À galope, esse projeto foi aprovado em primeira e segunda discussão nesse mesmo dia, dispensando o costumeiro intervalo entre uma votação e outra.
Cinco dias depois, no dia 15 de junho de 1901, era editada a “Lei sobre espetáculos de cavalinhos de pau”, com o seguinte teor:

“Artigo 1º Os espetáculos de cavalinhos de pau e de diversões congêneres só são permitidos em terreno particular.

Artigo 2º Os empresários destas diversões pagarão, por dia de funcionamento, o imposto de duzentos mil reis.

Artigo 3º. Revogam-se as disposições em contrário.”

Por pouco mais de dois meses, desde o início de abril até meados de junho, os cavalinhos de pau de Gumercindo Dança e Filho ficaram desmontados, à espera de uma definição sobre seu funcionamento. Após a aprovação da lei, a ideia de montá-los em praça pública teve de ser abandonada.

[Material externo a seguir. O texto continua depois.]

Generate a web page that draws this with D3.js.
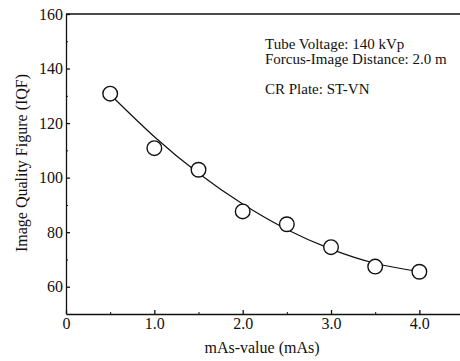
<!DOCTYPE html>
<html>
<head>
<meta charset="utf-8">
<script src="https://cdn.jsdelivr.net/npm/d3@7"></script>
<style>
  body { margin: 0; background: #fff; }
  svg { display: block; }
  text { font-family: "Liberation Serif", "DejaVu Serif", serif; fill: #111; }
</style>
</head>
<body>
<div id="chart"></div>
<script>
// measured points
const mAs = [0.5, 1.0, 1.5, 2.0, 2.5, 3.0, 3.5, 4.0];
const iqf = [130.8, 110.8, 102.9, 87.6, 82.9, 74.5, 67.4, 65.5];

// fitted curve
const fitX = [0.5, 1.0, 1.5, 2.0, 2.5, 3.0, 3.5, 4.0];
const fitY = [130.5, 115, 101.6, 90.3, 81, 73.8, 68.6, 65.5];

const xTicks = [0, 1, 2, 3, 4];
const xTickLabels = ['0', '1.0', '2.0', '3.0', '4.0'];
const xMinor = [0.5, 1.5, 2.5, 3.5];
const yTicks = [60, 80, 100, 120, 140, 160];
const yMinor = [70, 90, 110, 130, 150];

const notes = ['Tube Voltage: 140 kVp', 'Forcus-Image Distance: 2.0 m', '', 'CR Plate: ST-VN'];

const width = 460;
const height = 361;

const svg = d3.select('#chart')
  .append('svg')
  .attr('width', width)
  .attr('height', height);

const x = d3.scaleLinear()
  .domain([0, 4.46])
  .range([66, 460]);

const y = d3.scaleLinear()
  .domain([50, 160])
  .range([314, 14]);

// y axis, ticks pointing inward
const yAxis = d3.axisLeft(y)
  .tickValues(yTicks)
  .tickSizeInner(-4)
  .tickSizeOuter(0)
  .tickPadding(3);

svg.append('g')
  .attr('transform', `translate(${x(0)},0)`)
  .call(yAxis)
  .call(g => g.selectAll('text').attr('font-size', 16).attr('font-family', 'Liberation Serif').attr('fill', '#111'))
  .call(g => g.selectAll('line, path').attr('stroke', '#111').attr('stroke-width', 1.3));

svg.append('g')
  .attr('transform', `translate(${x(0)},0)`)
  .call(d3.axisLeft(y).tickValues(yMinor).tickSizeInner(-2).tickSizeOuter(0).tickFormat(''))
  .call(g => g.select('.domain').remove())
  .call(g => g.selectAll('line').attr('stroke', '#111'));

// x axis
const xAxis = d3.axisBottom(x)
  .tickValues(xTicks)
  .tickFormat((d, i) => xTickLabels[i])
  .tickSizeInner(-4)
  .tickSizeOuter(0)
  .tickPadding(4);

svg.append('g')
  .attr('transform', `translate(0,${y(50)})`)
  .call(xAxis)
  .call(g => g.selectAll('text').attr('font-size', 16).attr('font-family', 'Liberation Serif').attr('fill', '#111'))
  .call(g => g.selectAll('line, path').attr('stroke', '#111').attr('stroke-width', 1.3));

svg.append('g')
  .attr('transform', `translate(0,${y(50)})`)
  .call(d3.axisBottom(x).tickValues(xMinor).tickSizeInner(-2).tickSizeOuter(0).tickFormat(''))
  .call(g => g.select('.domain').remove())
  .call(g => g.selectAll('line').attr('stroke', '#111'));

// top frame line
svg.append('line')
  .attr('x1', x(0))
  .attr('x2', x(4.46))
  .attr('y1', y(160))
  .attr('y2', y(160))
  .attr('stroke', '#111')
  .attr('stroke-width', 1.3);

// fitted curve
const line = d3.line()
  .x((d, i) => x(fitX[i]))
  .y(d => y(d))
  .curve(d3.curveNatural);

svg.append('path')
  .datum(fitY)
  .attr('d', line)
  .attr('fill', 'none')
  .attr('stroke', '#111')
  .attr('stroke-width', 1.2);

// points
svg.selectAll('.pt')
  .data(iqf)
  .enter()
  .append('circle')
  .attr('class', 'pt')
  .attr('cx', (d, i) => x(mAs[i]))
  .attr('cy', d => y(d))
  .attr('r', 7.3)
  .attr('fill', '#fff')
  .attr('stroke', '#111')
  .attr('stroke-width', 1.4);

// notes
svg.selectAll('.note')
  .data(notes)
  .enter()
  .append('text')
  .attr('class', 'note')
  .attr('x', 265)
  .attr('y', (d, i) => 49 + i * 15)
  .attr('font-size', 15)
  .text(d => d);

// axis titles
svg.append('text')
  .attr('x', 262)
  .attr('y', 353)
  .attr('text-anchor', 'middle')
  .attr('font-size', 16)
  .text('mAs-value (mAs)');

svg.append('text')
  .attr('transform', 'rotate(-90)')
  .attr('x', -163)
  .attr('y', 27)
  .attr('text-anchor', 'middle')
  .attr('font-size', 16)
  .text('Image Quality Figure (IQF)');
</script>
</body>
</html>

Se quisesse ver os cavalinhos de pau em funcionamento, Gumercindo, dançando conforme a música, haveria de instalá-los em área particular.

ACHADOS DO ARQUIVO - A série "Achados do Arquivo" se pauta na publicação de documentos do acervo do Setor de Gestão de Documentação e Arquivo, ligado ao Departamento Administrativo. A iniciativa do Setor de Documentação em parceria com o Departamento de Comunicação Social, com publicações no site da Câmara às sextas-feiras, visa tornar acessíveis ao público as informações do acervo da Casa de Leis.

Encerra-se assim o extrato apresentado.